A collapsing core becomes a PMS (protostar) when central temperature reaches ~2000K and deuterium fusion begins. The PMS accretes material from its surrounding ACD (accretion disk) while driving bipolar jets along the rotation axis. T Tauri stars (low-mass PMS) show strong variability and emission lines.

MS (main sequence) begins when core temperature reaches ~10 million K and hydrogen fusion via the PPR (proton-proton chain) or CNO (carbon-nitrogen-oxygen cycle) stabilizes HSE (hydrostatic equilibrium) — gravitational contraction balanced by radiation pressure. The MS lifetime depends critically on mass: a 0.5 M☉ (solar mass) star burns for ~80 Gyr; our Sun ~10 Gyr; a 10 M☉ star only ~20 Myr. The mass-luminosity relation L ∝ M^3.5 explains why: massive stars are enormously more luminous and exhaust fuel rapidly.

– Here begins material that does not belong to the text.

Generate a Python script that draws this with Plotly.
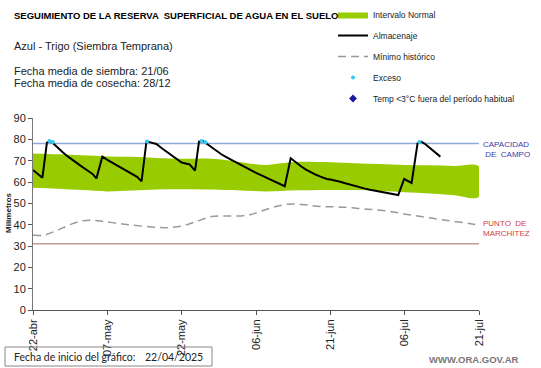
import pandas as pd
import plotly.graph_objects as go

START = "2025-04-22"

# ---- data (days since start, values in mm) ----
alm_days = [0, 1, 1.9, 2.8, 3.4, 4, 5, 6, 7, 8, 9, 10, 11, 12, 12.8,
            14, 15, 16, 17, 18, 19, 20, 21, 21.9,
            22.9, 23.5, 24.9, 26, 27, 28, 29, 30, 31, 31.6, 32.7,
            33.5, 34.3, 35, 36, 37, 38, 39, 40, 41, 42, 43, 44, 45, 46, 47, 48, 49, 50, 50.8,
            52, 53, 54, 55, 56, 57, 58, 59.3, 60, 61, 62, 63, 64, 65, 66, 67, 68, 69, 70, 71, 72, 73, 73.7,
            74.9, 76.4, 77.6, 78.3, 79, 80, 81, 82.2]
alm_vals = [65.6, 63.6, 62.0, 78.4, 79.3, 78.3, 76.0, 73.9, 72.0, 70.2, 68.6, 67.0, 65.4, 63.8, 61.7,
            71.9, 70.4, 69.0, 67.7, 66.4, 65.1, 63.8, 62.4, 60.3,
            79.1, 78.7, 77.8, 75.8, 74.1, 72.4, 70.7, 69.1, 68.6, 68.3, 65.3,
            78.9, 79.2, 78.0, 76.1, 74.5, 73.0, 71.7, 70.4, 69.1, 67.9, 66.7, 65.5, 64.3, 63.2, 62.1, 61.0, 60.0, 59.0, 58.0,
            71.1, 69.2, 67.5, 65.9, 64.6, 63.5, 62.5, 61.4, 61.2, 60.8, 60.1, 59.4, 58.7, 58.0, 57.4, 56.9, 56.4, 56.0, 55.5, 55.0, 54.6, 54.2, 53.9,
            61.4, 59.6, 78.1, 78.9, 78.0, 76.0, 74.0, 71.9]

band_days = [0, 5, 10, 15, 20, 25, 30, 35, 40, 44, 47, 50, 53, 60, 65, 70, 75, 80, 85, 90]
band_upper = [73.4, 73.0, 72.5, 72.0, 71.8, 71.3, 70.9, 71.0, 70.0, 68.6, 68.0, 68.8, 69.4, 69.2, 68.8, 68.4, 68.0, 67.8, 67.5, 67.3]
band_lower = [57.3, 56.8, 56.2, 55.6, 56.0, 56.5, 56.6, 56.5, 56.2, 55.8, 55.6, 55.8, 56.1, 56.3, 56.2, 55.8, 55.2, 54.6, 53.8, 53.1]

min_days = [0, 2, 4, 6, 8, 10, 12, 14, 17, 20, 24, 27, 30, 33, 36, 39, 42, 44, 46, 49, 52, 55, 58, 61, 64, 67, 70, 73, 76, 80, 84, 88, 90]
min_vals = [35.2, 35.0, 36.5, 38.5, 40.5, 41.8, 42.0, 41.6, 40.6, 39.8, 38.9, 38.6, 39.3, 41.5, 43.8, 44.1, 44.1, 44.8, 46.3, 48.5, 49.7, 49.3, 48.5, 48.4, 48.0, 47.3, 46.8, 45.8, 44.6, 43.2, 41.8, 40.6, 39.8]

exc_days = [3.3, 4.0, 23.0, 34.0, 34.8, 78.0]
exc_vals = [79.2, 78.8, 79.0, 79.2, 78.6, 78.8]

cap_days = [0, 90]
cap_vals = [78, 78]
pmp_days = [0, 90]
pmp_vals = [31, 31]

tick_days = [0, 15, 30, 45, 60, 75, 90]
tick_labels = ["22-abr", "07-may", "22-may", "06-jun", "21-jun", "06-jul", "21-jul"]


def to_dates(days):
    return [pd.Timestamp(START) + pd.Timedelta(days=d) for d in days]


# ---- layout geometry (pixels) ----
W, H = 541, 368
L, R, T, B = 33, 62, 118, 58
PW, PH = W - L - R, H - T - B


def px(x):
    return (x - L) / PW


def py(y):
    return (H - B - y) / PH


FONT = "Liberation Sans, Arial, sans-serif"

fig = go.Figure()

fig.add_trace(go.Scatter(x=to_dates(cap_days), y=cap_vals, mode="lines",
                         line=dict(color="#8eaadb", width=1.5), showlegend=False, hoverinfo="skip"))
fig.add_trace(go.Scatter(x=to_dates(pmp_days), y=pmp_vals, mode="lines",
                         line=dict(color="#c49a9a", width=1.5), showlegend=False, hoverinfo="skip"))

fig.add_trace(go.Scatter(x=to_dates(band_days + band_days[::-1]),
                         y=band_upper + band_lower[::-1],
                         fill="toself", fillcolor="#99cc00", mode="lines",
                         line=dict(width=0, color="#99cc00", shape="spline"),
                         name="Intervalo Normal", legendgroup="a"))
fig.add_trace(go.Scatter(x=to_dates(alm_days), y=alm_vals, mode="lines",
                         line=dict(color="black", width=2),
                         name="Almacenaje", legendgroup="b"))
fig.add_trace(go.Scatter(x=to_dates(min_days), y=min_vals, mode="lines",
                         line=dict(color="#999999", width=1.5, dash="8px,5px", shape="spline"),
                         name="Mínimo histórico", legendgroup="c"))
fig.add_trace(go.Scatter(x=to_dates(exc_days), y=exc_vals, mode="markers",
                         marker=dict(color="#33ccee", size=4),
                         name="Exceso", legendgroup="d"))
fig.add_trace(go.Scatter(x=[None], y=[None], mode="markers",
                         marker=dict(color="#1a1aa0", size=6, symbol="diamond"),
                         name="Temp <3°C fuera del período habitual", legendgroup="e"))

annotations = [
    dict(x=px(12), y=py(15), text="<b>SEGUIMIENTO DE LA RESERVA  SUPERFICIAL DE AGUA EN EL SUELO</b>",
         font=dict(size=9.5, color="black", family=FONT), xanchor="left", yanchor="middle"),
    dict(x=px(12), y=py(46), text="Azul - Trigo (Siembra Temprana)",
         font=dict(size=11, color="#222", family=FONT), xanchor="left", yanchor="middle"),
    dict(x=px(12), y=py(71), text="Fecha media de siembra: 21/06",
         font=dict(size=11, color="#222", family=FONT), xanchor="left", yanchor="middle"),
    dict(x=px(12), y=py(83), text="Fecha media de cosecha: 28/12",
         font=dict(size=11, color="#222", family=FONT), xanchor="left", yanchor="middle"),
    dict(x=px(481), y=py(149), text="CAPACIDAD<br> DE  CAMPO",
         font=dict(size=8, color="#3a3aa8", family=FONT), xanchor="left", yanchor="middle", align="left"),
    dict(x=px(481), y=py(228.5), text="PUNTO  DE<br>MARCHITEZ",
         font=dict(size=8, color="#d04040", family=FONT), xanchor="left", yanchor="middle", align="left"),
    dict(x=px(8), y=py(213), text="<b>Milímetros</b>", textangle=-90,
         font=dict(size=8, color="#222", family=FONT), xanchor="center", yanchor="middle"),
    dict(x=px(12), y=py(357), text="Fecha de inicio del gráfico:",
         font=dict(size=10.5, color="#222", family="Lato, sans-serif"), xanchor="left", yanchor="middle"),
    dict(x=px(143), y=py(357), text="22/04/2025",
         font=dict(size=10.5, color="#222", family="Lato, sans-serif"), xanchor="left", yanchor="middle"),
    dict(x=px(427), y=py(359), text="<b>WWW.ORA.GOV.AR</b>",
         font=dict(size=9.5, color="#777", family=FONT), xanchor="left", yanchor="middle"),
]
for a in annotations:
    a.update(xref="paper", yref="paper", showarrow=False)

fig.update_layout(
    width=W, height=H,
    margin=dict(l=L, r=R, t=T, b=B, pad=0, autoexpand=False),
    paper_bgcolor="white", plot_bgcolor="white",
    font=dict(family=FONT, size=11, color="#222"),
    showlegend=True,
    legend=dict(xref="container", yref="container", x=333 / W, y=1.0,
                xanchor="left", yanchor="top", font=dict(size=8.5, family=FONT, color="#222"),
                tracegroupgap=2, bgcolor="rgba(0,0,0,0)", borderwidth=0),
    xaxis=dict(range=to_dates([0, 90]), tickvals=to_dates(tick_days), ticktext=tick_labels,
               tickangle=-90, ticks="outside", ticklen=4, tickcolor="#555",
               showline=True, linecolor="#555", linewidth=1, showgrid=False, zeroline=False,
               tickfont=dict(size=11, color="#222")),
    yaxis=dict(range=[0, 90], dtick=10, ticks="outside", ticklen=4, tickcolor="#555",
               showline=True, linecolor="#777", linewidth=1, showgrid=False, zeroline=False,
               tickfont=dict(size=11, color="#222")),
    annotations=annotations,
    shapes=[dict(type="rect", xref="paper", yref="paper", x0=px(5), x1=px(212), y0=py(347), y1=py(366),
                 line=dict(color="#888", width=1), fillcolor="rgba(0,0,0,0)")],
)

fig.write_html("out.html", config={"displayModeBar": False},
               post_script="document.body.style.margin='0';document.body.style.overflow='hidden';")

The HRD (Hertzsprung-Russell Diagram) plots LUM (luminosity) versus T_eff (effective temperature/spectral class). The MS runs diagonally from hot, luminous O-type stars (upper left) to cool, dim M-type stars (lower right). Post-MS evolution creates branches: RGB (red giant branch), HB (horizontal branch), AGB (asymptotic giant branch).